Les miliciens ne respectent même pas les cheveux blancs :
A Amchit, vers le 15 février, une vieille femme cherche du pain et en voit tout un stock dans un camion des F.L. Alors qu’elle se sert, un milicien s’approche d’elle :
– Ce n’est pas pour toi, la rabroue-t-il sèchement.
– J’ai des enfants à nourrir, réplique la vieille femme, ça ne va pas vous manquer. Vous avez assez de pain comme ça.
Le milicien la laisse partir et quand elle a le dos tourné, il tire sur elle et l’atteint à la main.
Innombrables sont les récits dénotant la vénalité de certains miliciens.
Ainsi à Achrafieh :
Les premières semaines, les miliciens utilisaient des voitures confisquées aux pompiers pour transporter de l’eau puisée gratuitement dans les citernes et la vendre aux gens. Dès lors, que pouvaient faire les pompiers en cas d’incendie si fréquents pendant les combats ?
Devant le supermarché, « le Charcutier », deux voitures vendent des caisses d’eau (12 bouteilles d’un litre et demi pour un prix variant entre 3500 L.L. et 4500 L.L. alors que le prix normal est de 1800 L.L.). Un milicien oblige l’une des voitures à partir et en échange l’autre vendeur le gratifie de 500 L.L. par caisse vendue.
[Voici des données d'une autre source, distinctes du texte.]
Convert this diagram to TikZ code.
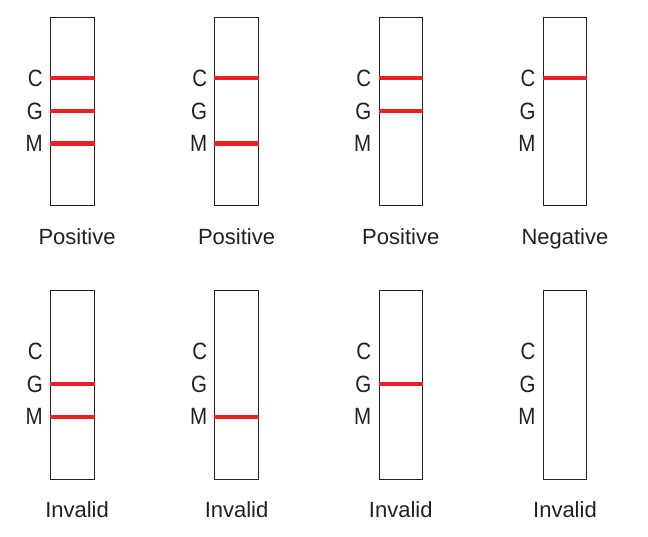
\documentclass[tikz,border=0pt]{standalone}
\usepackage{fontspec}
\setmainfont{Liberation Sans}
\definecolor{ink}{RGB}{35,31,32}
\definecolor{band}{RGB}{237,32,36}
\tikzset{
  stripbox/.style={draw=ink, line width=1pt, minimum width=43.5pt, minimum height=188.5pt, inner sep=0pt, anchor=north west},
  bandline/.style={draw=band, line width=4.2pt},
  letter/.style={text=ink, font=\fontsize{20.5}{20}\selectfont, anchor=east, inner sep=0pt, yscale=1.15},
  result/.style={text=ink, font=\fontsize{22}{22}\selectfont, anchor=base, inner sep=0pt}
}
\begin{document}
\begin{tikzpicture}[x=1pt,y=-1pt]
\useasboundingbox (0,0) rectangle (648,537);
\foreach \n/\xx/\yy/\c/\g/\m/\lab/\lx in {
  s1/50/16.7/1/1/1/Positive/4.8,
  s2/214.3/16.7/1/0/1/Positive/0,
  s3/378.5/16.7/1/1/0/Positive/0,
  s4/542.7/16.7/1/0/0/Negative/0,
  s5/50/290/0/1/1/Invalid/4.8,
  s6/214.3/290/0/0/1/Invalid/0,
  s7/378.5/290/0/1/0/Invalid/0,
  s8/542.7/290/0/0/0/Invalid/0}{
  \node[stripbox] (\n) at (\xx,\yy) {};
  \coordinate (\n c) at ([yshift=-61.5pt]\n.north west);
  \coordinate (\n g) at ([yshift=-94.3pt]\n.north west);
  \coordinate (\n m) at ([yshift=-126.8pt]\n.north west);
  \node[letter] (\n C) at ([xshift=-7pt]\n c) {C};
  \node[letter] (\n G) at ([xshift=-7pt]\n g) {G};
  \node[letter] (\n M) at ([xshift=-7pt]\n m) {M};
  \ifnum\c=1 \draw[bandline] (\n c) -- (\n c -| \n.east); \fi
  \ifnum\g=1 \draw[bandline] (\n g) -- (\n g -| \n.east); \fi
  \ifnum\m=1 \draw[bandline] (\n m) -- (\n m -| \n.east); \fi
  \node[result] (\n L) at ([xshift=\lx pt, yshift=-38pt]\n.south) {\lab};
}
\end{tikzpicture}
\end{document}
Au même endroit, un marchand ambulant vend son Labné (boite de 1/ 2 Kg.) à 750 L.L. (prix normal 215 L.L.) et donne 250 L.L. au milicien à côté de lui.
Les Beyrouthins s’approvisionnent en légumes, eau, et pain à l’Ouest de la ville, dans le secteur musulman et lorsqu’ils reviennent, les miliciens les obligent pour leur permettre de rentrer chez eux à payer une taxe de « péage ».
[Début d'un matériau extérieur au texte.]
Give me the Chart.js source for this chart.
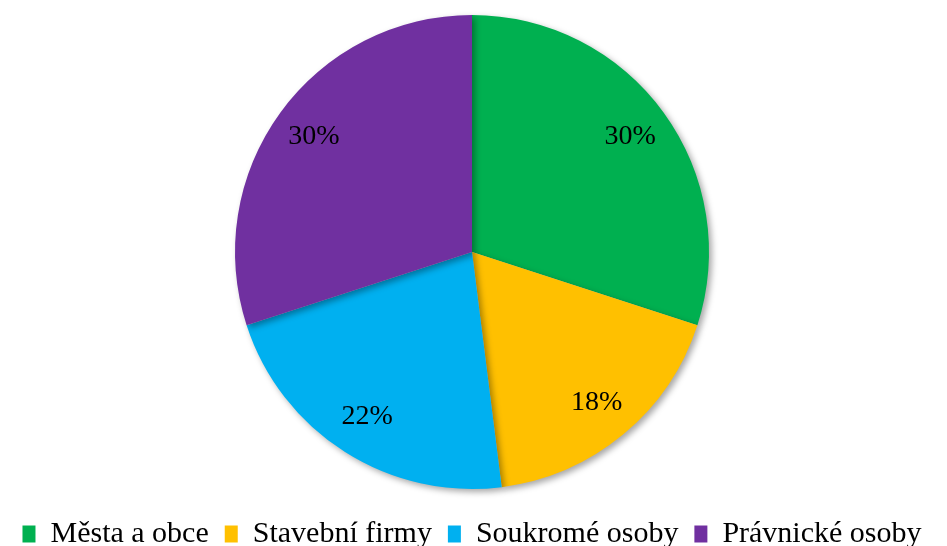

Distinguons les exemples aussi nombreux soient-ils qui attestent de la vénalité et de la brutalité de certains, de la méthode utilisée par les miliciens pour faire passer leur message : « Les nôtres ne manquent de rien, mais puisque vous êtes pour le Général, allez lui demander à manger et à boire ».
En clair : reniez Aoun car ce qui vous arrive est de sa faute, et rejoignez-nous, tout ira bien pour vous.
De tels agissements ne peuvent être le fait d’initiatives individuelles et relèvent assurément d’une décision des hauts responsables des Forces Libanaises, à preuve, le caractère systématique, et généralisé à tout le territoire contrôlé, du procédé. Mais leur calcul a échoué. Leur impopularité a grandi, ce qui les a obligés à revoir leur méthode. Et du jour au lendemain, ce comportement a disparu. L’offensive de charme à l’égard de la population a commencé à la mi-mars. Trop tard semble-t-il. Ceux qui ont manqué de pain et d’eau par leur faute ne l’oublieront pas de sitôt.
Dans les régions contrôlées par l’Armée, les témoignages des riverains quant aux pénuries de pain et d’eau, s’accordent à reconnaître les secours fournis par les soldats à la population civile.
Ceci s’explique par le prestige de l’Armée Libanaise qui, à l’encontre des Armées de certains pays, est populaire parmi les masses. Elle n’irait donc pas ternir son image dans l’esprit des citoyens par d’inutiles brimades.